Addison Frauenberg said that her partner, Laura Pardo, already feels like a part of her family.
But she notices the differences also.
"She is obsessed with going to Target," she said. "Things that we think are very normal here, like Target, they don't have."
The Colombian students note the contrasts as well, such as starting school later and seeing students involved in half a dozen extra-curricular activities. Some of those differences they envy, but there are cultural norms from home they miss.
In order to be selected for the exchange, the students were required to submit a video explaining what they would bring from Colombia to Park City. Katrina Chala, for one, said she would take the Colombian spirit of "joy and excitement about life" to the Park City community. Others mentioned teaching the community about the realities of life in Colombia and breaking stereotypes.

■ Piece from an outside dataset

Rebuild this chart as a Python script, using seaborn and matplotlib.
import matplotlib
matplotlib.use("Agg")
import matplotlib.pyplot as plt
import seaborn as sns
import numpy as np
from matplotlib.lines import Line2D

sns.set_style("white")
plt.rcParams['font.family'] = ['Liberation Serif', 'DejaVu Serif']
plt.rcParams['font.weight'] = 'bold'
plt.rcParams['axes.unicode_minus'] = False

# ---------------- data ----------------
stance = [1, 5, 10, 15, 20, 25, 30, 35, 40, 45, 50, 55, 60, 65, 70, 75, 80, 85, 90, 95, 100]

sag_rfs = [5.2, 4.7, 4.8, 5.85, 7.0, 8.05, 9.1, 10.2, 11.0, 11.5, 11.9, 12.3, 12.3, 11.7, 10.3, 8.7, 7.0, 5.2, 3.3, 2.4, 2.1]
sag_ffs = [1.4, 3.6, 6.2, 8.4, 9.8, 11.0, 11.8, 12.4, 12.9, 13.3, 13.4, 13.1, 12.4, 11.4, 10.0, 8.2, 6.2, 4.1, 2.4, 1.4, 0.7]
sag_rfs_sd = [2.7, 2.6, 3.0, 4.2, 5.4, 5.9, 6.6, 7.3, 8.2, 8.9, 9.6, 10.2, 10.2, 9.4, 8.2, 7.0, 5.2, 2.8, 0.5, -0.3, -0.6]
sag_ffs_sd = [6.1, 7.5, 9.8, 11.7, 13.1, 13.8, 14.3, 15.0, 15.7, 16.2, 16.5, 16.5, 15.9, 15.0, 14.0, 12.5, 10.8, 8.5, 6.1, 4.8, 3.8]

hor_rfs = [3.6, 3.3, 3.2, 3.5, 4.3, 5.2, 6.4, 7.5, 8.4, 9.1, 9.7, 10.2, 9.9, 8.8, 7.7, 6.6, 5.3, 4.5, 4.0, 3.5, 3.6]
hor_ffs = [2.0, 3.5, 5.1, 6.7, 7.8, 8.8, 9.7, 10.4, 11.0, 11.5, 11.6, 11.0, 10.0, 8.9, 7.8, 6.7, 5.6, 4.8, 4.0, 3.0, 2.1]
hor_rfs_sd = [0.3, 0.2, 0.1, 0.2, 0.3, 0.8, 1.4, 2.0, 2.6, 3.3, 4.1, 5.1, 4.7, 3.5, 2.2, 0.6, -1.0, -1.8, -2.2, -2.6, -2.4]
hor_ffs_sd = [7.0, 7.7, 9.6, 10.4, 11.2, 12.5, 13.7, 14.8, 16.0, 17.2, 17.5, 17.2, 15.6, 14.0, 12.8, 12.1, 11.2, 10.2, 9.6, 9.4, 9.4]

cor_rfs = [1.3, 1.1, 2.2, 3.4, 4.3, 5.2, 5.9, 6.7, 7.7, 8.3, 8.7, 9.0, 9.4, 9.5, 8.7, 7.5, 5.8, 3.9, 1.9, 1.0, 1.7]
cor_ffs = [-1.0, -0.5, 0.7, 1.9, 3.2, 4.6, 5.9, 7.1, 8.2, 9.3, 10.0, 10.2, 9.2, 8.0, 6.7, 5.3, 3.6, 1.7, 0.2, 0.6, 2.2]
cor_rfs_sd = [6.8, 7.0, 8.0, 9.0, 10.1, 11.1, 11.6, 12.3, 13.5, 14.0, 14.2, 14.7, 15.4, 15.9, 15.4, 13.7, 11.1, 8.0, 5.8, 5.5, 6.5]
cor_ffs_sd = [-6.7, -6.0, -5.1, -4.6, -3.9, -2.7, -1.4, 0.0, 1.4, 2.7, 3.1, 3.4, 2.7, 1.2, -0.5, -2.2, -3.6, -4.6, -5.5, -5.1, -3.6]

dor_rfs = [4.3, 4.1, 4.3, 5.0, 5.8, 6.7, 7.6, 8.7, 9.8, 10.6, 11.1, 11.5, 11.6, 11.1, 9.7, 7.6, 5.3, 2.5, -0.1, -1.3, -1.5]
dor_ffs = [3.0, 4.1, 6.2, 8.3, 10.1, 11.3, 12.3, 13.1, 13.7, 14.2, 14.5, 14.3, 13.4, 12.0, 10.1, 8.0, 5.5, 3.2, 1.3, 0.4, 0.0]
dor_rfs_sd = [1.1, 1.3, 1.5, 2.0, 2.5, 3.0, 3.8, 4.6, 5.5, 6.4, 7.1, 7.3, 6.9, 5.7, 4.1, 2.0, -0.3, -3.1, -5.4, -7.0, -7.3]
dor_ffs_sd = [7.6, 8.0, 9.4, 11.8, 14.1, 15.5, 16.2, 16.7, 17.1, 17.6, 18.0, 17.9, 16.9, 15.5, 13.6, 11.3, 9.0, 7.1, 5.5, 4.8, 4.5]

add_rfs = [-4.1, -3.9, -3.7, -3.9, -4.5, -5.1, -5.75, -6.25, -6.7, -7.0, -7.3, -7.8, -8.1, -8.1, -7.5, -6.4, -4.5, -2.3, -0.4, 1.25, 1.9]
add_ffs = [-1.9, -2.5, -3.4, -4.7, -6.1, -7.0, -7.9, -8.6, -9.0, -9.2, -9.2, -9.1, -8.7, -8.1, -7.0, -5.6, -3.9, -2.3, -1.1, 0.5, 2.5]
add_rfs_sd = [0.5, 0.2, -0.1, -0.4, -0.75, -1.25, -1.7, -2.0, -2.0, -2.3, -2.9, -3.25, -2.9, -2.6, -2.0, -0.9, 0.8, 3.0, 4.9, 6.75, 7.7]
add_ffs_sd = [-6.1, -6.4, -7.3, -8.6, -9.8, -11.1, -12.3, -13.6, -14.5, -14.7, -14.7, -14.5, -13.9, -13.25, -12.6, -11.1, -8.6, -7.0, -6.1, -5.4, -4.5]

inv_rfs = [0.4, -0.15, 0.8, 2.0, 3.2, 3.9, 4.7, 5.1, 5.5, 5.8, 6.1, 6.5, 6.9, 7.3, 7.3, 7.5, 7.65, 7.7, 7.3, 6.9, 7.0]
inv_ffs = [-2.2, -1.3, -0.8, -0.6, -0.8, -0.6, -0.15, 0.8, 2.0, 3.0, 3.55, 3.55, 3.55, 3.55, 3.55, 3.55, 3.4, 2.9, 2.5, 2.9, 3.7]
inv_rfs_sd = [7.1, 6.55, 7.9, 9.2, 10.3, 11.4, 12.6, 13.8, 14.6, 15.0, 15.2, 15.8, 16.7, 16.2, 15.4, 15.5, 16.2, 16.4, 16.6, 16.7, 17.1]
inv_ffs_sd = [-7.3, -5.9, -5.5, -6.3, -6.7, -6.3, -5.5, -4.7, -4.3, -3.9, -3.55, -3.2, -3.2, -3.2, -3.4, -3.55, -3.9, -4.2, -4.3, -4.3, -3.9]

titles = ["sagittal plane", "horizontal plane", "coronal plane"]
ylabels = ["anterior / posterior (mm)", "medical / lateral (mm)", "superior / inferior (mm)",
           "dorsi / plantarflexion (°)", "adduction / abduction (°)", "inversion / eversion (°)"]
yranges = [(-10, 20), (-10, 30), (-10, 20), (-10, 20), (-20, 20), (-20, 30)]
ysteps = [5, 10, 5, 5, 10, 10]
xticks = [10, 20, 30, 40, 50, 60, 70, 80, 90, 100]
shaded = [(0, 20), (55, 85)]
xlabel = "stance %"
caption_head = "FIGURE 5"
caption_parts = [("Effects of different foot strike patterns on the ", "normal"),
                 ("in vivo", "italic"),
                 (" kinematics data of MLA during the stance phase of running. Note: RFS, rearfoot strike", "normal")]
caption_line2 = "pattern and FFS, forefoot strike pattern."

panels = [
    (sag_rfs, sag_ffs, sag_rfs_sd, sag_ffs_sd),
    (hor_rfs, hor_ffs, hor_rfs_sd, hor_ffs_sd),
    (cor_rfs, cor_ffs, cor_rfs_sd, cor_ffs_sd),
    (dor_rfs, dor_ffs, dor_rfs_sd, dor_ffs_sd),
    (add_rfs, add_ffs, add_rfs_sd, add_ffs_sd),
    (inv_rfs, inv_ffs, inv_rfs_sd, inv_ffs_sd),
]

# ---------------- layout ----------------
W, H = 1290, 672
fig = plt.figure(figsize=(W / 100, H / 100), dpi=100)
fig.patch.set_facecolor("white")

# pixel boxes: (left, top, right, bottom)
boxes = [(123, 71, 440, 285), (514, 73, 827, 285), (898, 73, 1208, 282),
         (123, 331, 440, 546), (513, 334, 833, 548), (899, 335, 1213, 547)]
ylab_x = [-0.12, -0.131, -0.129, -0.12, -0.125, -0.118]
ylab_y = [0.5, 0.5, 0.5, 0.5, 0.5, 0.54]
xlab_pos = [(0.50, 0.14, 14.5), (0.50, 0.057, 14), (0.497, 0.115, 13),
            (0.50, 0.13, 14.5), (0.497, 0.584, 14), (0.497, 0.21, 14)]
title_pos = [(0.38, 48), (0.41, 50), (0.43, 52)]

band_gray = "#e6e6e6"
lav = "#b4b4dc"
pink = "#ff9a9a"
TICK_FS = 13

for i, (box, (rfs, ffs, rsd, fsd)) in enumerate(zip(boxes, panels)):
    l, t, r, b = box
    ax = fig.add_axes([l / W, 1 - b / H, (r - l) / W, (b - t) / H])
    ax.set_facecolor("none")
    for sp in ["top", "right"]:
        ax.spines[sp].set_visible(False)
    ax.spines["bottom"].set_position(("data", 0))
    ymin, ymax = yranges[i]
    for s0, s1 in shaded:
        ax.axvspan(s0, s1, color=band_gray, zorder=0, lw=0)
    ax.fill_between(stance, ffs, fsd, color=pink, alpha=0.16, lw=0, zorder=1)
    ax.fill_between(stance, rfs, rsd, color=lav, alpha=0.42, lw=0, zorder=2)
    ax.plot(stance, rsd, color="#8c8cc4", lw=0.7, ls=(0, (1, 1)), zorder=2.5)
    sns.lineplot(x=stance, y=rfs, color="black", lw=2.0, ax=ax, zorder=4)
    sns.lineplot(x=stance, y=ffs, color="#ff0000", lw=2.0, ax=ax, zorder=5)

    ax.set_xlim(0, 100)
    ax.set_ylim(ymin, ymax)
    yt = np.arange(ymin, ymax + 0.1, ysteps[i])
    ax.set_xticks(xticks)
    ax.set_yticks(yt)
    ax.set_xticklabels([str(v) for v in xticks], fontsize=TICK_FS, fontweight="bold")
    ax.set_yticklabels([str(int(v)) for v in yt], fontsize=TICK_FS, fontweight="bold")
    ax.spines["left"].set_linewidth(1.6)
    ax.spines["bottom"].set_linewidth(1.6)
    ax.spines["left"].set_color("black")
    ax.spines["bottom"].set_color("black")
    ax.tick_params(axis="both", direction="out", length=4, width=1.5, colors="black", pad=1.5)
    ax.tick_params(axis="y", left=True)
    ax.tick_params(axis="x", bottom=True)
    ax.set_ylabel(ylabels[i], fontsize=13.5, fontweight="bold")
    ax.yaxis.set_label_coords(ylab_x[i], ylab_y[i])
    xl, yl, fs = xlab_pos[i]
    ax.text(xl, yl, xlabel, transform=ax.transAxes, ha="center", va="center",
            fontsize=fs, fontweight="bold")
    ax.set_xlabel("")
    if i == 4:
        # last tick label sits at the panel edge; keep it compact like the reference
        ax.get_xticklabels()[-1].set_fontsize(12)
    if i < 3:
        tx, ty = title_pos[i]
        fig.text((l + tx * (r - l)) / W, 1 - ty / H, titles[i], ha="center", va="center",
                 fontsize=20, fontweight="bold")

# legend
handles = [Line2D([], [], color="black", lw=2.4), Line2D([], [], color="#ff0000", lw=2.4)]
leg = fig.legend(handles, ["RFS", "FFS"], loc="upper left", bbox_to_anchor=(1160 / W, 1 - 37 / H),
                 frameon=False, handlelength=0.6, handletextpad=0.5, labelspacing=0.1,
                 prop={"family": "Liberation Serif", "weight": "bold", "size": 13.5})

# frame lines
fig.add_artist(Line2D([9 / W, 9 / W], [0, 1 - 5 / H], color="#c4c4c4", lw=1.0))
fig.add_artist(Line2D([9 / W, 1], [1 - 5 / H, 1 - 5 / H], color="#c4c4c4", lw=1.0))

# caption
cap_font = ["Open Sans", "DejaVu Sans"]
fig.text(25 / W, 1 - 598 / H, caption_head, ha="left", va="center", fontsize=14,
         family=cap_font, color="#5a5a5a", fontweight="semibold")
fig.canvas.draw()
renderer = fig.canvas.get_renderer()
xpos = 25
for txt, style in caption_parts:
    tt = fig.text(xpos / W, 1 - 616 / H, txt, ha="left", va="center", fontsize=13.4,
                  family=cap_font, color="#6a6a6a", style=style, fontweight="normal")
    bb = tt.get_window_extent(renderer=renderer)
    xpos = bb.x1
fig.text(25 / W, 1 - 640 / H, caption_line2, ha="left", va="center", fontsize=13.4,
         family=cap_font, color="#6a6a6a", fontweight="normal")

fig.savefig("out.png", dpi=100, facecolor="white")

Pardo said that many of the students and families she met in Park City associate Colombia with drugs and danger.
"I feel like us being here has shown people that that is not what Colombia is," she said. "There are lots of good things. There is much more than what people think."
Each of them agreed that they accomplished that where they could.
Goodman, who is one of the four students going to Bogotá next month, said that her family was nervous about her going before welcoming Manuela Henao into their home.
"There are all of these things that are being said about Colombia that aren't good things. That is not all that there is," Goodman said.
Both the Colombian and Park City students said they walked away having had a great experience that changed how they view the world.
"We can fusion together two cultures and learn how to respect and live with the other culture," Boda said.
"I think it's nice to keep an open mind and realize we are all the same," Tracey added. "Even though we come from different places and experience and learn in different ways, we are all still human beings."